**What needs to be done:** Repeat exactly the lines of the entries below from the one with "Recreate this image" through the one with "(0,0) rectangle (960,439);", both ends included, and nothing else.

○ ○ ○ ○ ○ ○ ○

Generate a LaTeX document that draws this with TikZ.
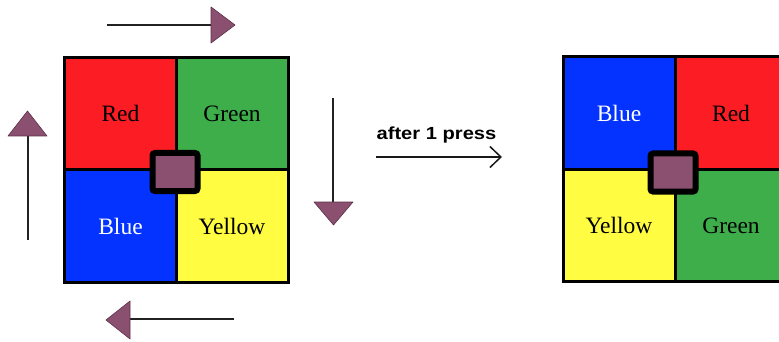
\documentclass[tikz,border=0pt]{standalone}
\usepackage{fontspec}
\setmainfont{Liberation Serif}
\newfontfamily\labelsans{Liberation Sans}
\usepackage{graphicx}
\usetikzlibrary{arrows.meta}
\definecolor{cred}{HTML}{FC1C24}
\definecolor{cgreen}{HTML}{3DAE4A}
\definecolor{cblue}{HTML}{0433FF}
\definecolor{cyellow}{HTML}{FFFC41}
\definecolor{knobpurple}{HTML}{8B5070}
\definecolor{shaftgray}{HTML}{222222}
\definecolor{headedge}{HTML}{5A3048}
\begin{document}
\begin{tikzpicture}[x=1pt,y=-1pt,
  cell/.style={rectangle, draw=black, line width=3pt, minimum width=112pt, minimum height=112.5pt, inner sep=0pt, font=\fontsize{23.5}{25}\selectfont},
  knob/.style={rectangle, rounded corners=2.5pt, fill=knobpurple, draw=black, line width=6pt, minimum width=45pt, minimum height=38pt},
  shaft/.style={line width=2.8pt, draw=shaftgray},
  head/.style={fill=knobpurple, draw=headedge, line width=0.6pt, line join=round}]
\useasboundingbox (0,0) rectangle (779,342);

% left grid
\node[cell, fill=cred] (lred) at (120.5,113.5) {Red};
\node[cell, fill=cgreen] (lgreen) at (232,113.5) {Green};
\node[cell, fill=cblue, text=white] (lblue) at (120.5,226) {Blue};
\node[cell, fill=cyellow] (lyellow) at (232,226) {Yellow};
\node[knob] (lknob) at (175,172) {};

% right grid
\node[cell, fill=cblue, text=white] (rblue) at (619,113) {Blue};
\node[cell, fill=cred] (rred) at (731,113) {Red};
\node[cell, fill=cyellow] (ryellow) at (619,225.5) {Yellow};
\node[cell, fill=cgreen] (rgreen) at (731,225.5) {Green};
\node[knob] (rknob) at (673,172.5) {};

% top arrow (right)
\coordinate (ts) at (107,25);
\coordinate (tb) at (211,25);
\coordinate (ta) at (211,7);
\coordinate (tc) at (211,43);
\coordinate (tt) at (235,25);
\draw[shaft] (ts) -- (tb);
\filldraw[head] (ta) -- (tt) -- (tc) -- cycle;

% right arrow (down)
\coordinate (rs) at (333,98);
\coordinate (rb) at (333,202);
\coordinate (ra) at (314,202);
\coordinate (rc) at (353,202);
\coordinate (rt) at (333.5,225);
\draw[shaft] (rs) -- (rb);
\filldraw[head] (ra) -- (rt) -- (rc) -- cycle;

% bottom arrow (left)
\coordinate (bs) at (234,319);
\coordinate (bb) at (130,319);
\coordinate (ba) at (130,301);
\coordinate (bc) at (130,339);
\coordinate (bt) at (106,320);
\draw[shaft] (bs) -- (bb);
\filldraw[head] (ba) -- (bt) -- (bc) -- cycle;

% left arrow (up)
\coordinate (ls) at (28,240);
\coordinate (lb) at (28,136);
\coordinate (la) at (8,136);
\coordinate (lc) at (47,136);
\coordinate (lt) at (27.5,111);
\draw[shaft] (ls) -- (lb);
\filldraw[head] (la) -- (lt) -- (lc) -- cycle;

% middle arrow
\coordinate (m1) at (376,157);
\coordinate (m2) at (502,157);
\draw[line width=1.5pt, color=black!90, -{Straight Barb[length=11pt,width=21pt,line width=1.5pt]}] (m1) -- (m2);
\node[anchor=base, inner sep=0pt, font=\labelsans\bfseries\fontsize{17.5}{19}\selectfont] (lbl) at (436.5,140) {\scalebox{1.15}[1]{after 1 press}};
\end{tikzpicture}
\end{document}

○ ○ ○ ○ ○ ○ ○

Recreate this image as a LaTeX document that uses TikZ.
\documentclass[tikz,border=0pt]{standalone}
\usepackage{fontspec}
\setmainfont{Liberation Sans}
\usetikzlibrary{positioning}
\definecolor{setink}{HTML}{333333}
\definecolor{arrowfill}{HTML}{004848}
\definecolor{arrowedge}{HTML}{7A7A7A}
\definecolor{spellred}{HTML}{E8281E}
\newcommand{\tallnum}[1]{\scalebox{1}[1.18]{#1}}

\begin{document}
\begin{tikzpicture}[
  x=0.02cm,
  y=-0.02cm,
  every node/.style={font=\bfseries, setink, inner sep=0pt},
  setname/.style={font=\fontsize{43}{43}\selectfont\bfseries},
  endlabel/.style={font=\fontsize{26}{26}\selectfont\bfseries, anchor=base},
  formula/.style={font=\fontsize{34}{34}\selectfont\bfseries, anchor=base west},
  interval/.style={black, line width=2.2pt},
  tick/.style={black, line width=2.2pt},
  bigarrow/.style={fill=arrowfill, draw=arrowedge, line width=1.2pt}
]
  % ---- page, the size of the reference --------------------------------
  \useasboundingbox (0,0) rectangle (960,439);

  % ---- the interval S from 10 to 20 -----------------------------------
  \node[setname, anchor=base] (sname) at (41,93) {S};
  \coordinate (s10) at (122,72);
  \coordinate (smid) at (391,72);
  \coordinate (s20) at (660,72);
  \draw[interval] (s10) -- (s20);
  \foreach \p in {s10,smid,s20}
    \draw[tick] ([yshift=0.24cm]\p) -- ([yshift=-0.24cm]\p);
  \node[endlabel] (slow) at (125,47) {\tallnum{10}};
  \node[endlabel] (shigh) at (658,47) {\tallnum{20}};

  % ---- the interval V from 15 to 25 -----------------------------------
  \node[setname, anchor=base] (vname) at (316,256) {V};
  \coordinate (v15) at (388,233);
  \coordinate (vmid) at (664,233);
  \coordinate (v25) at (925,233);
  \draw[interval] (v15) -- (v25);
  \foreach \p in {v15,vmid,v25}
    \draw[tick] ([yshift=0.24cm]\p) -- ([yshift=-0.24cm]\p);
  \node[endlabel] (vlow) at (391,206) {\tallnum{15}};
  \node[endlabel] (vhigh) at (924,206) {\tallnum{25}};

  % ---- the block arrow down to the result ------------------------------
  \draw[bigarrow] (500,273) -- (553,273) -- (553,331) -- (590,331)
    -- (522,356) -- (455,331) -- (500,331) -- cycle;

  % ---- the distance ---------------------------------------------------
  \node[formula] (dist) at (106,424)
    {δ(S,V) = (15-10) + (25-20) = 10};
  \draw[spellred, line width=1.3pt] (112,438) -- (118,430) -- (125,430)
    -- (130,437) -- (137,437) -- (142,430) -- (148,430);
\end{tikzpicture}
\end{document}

○ ○ ○ ○ ○ ○ ○

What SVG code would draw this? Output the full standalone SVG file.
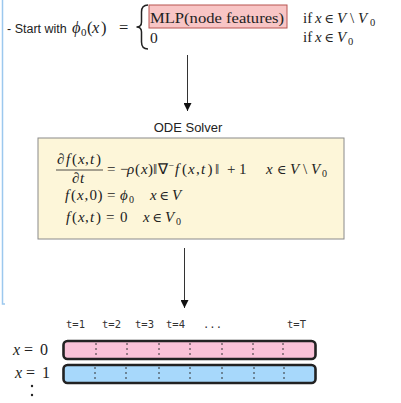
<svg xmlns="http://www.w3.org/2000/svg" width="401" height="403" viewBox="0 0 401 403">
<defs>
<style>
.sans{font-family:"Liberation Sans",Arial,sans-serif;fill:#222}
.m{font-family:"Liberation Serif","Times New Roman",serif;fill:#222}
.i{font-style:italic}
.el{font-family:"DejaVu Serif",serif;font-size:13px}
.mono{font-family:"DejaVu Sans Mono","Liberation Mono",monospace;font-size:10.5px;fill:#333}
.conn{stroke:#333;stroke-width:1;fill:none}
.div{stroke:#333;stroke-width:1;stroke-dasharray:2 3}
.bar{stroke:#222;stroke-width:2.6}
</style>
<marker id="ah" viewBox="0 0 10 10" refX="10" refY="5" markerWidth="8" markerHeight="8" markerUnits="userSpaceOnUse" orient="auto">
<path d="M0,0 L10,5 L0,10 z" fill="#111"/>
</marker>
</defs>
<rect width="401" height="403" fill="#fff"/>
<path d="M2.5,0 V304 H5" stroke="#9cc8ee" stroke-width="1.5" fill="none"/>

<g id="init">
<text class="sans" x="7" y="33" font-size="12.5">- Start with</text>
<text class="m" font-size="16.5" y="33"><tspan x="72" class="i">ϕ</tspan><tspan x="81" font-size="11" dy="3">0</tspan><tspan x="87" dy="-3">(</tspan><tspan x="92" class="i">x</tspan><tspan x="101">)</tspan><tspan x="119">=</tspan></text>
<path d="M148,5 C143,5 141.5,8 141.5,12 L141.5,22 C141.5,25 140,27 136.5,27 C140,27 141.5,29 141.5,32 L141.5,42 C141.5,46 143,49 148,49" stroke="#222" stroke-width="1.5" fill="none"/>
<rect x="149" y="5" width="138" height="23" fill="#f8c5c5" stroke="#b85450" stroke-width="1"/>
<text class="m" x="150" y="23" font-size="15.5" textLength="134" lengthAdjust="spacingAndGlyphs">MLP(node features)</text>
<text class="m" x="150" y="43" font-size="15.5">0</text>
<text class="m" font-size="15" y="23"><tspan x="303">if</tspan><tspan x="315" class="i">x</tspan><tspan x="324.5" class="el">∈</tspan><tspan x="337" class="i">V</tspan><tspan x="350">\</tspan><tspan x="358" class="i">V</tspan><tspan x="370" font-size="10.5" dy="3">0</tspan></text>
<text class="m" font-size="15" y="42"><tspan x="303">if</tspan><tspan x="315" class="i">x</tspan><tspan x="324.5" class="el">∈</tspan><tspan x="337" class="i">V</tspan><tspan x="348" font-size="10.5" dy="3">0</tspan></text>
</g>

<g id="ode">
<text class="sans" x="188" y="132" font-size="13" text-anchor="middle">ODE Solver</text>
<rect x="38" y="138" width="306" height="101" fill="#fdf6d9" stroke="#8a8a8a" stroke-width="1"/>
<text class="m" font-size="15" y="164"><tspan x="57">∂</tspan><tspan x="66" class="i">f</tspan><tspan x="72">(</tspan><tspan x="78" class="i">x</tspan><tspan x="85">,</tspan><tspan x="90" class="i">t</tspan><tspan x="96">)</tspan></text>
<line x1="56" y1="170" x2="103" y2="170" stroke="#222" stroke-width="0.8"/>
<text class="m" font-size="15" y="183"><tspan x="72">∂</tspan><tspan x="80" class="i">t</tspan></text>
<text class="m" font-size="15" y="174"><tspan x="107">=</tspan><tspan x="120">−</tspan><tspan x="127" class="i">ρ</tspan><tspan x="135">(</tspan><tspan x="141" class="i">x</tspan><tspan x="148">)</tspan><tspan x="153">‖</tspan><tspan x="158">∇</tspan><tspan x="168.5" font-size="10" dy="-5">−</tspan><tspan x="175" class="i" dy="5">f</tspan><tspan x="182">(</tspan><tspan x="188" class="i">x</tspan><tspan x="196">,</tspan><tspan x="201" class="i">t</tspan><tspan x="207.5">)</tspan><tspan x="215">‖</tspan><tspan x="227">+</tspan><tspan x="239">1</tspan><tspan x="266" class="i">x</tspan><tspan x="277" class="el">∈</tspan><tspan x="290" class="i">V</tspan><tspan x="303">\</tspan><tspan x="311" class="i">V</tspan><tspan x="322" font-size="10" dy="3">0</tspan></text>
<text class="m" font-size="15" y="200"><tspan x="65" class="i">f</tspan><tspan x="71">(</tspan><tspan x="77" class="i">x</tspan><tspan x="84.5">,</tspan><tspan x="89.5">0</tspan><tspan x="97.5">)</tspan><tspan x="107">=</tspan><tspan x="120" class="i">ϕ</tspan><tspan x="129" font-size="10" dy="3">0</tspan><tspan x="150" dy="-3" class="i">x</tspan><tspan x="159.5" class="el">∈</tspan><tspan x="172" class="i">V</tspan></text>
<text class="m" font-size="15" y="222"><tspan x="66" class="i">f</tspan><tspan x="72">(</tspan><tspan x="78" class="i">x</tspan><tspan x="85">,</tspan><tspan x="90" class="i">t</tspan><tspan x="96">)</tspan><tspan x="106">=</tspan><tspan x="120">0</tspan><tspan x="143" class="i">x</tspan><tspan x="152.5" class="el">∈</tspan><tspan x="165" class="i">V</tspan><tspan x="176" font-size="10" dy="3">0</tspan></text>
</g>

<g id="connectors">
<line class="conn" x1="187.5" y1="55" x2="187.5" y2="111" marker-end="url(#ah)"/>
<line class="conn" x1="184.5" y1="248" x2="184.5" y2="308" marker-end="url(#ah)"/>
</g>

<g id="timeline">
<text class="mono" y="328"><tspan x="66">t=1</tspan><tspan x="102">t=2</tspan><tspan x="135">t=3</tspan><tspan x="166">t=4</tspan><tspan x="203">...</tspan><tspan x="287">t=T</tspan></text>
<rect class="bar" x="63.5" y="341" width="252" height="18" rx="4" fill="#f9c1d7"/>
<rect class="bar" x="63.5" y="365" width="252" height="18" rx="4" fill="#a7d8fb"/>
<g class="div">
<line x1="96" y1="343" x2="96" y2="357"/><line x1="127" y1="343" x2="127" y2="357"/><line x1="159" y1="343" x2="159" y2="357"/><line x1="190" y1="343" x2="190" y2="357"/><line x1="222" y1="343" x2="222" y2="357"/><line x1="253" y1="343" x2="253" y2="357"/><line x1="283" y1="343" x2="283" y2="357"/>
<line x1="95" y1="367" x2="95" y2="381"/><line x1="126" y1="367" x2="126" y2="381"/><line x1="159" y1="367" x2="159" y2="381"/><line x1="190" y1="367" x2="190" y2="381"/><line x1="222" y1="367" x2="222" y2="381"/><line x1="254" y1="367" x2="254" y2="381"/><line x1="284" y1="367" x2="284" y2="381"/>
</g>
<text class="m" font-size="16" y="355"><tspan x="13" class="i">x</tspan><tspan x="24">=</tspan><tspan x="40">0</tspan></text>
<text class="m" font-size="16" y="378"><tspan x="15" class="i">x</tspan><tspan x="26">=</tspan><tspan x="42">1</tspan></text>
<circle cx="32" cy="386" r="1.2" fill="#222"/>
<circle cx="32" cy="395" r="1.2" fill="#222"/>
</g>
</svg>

○ ○ ○ ○ ○ ○ ○

**The output:**
Recreate this image as a LaTeX document that uses TikZ.
\documentclass[tikz,border=0pt]{standalone}
\usepackage{fontspec}
\setmainfont{Liberation Sans}
\usetikzlibrary{positioning}
\definecolor{setink}{HTML}{333333}
\definecolor{arrowfill}{HTML}{004848}
\definecolor{arrowedge}{HTML}{7A7A7A}
\definecolor{spellred}{HTML}{E8281E}
\newcommand{\tallnum}[1]{\scalebox{1}[1.18]{#1}}

\begin{document}
\begin{tikzpicture}[
  x=0.02cm,
  y=-0.02cm,
  every node/.style={font=\bfseries, setink, inner sep=0pt},
  setname/.style={font=\fontsize{43}{43}\selectfont\bfseries},
  endlabel/.style={font=\fontsize{26}{26}\selectfont\bfseries, anchor=base},
  formula/.style={font=\fontsize{34}{34}\selectfont\bfseries, anchor=base west},
  interval/.style={black, line width=2.2pt},
  tick/.style={black, line width=2.2pt},
  bigarrow/.style={fill=arrowfill, draw=arrowedge, line width=1.2pt}
]
  % ---- page, the size of the reference --------------------------------
  \useasboundingbox (0,0) rectangle (960,439);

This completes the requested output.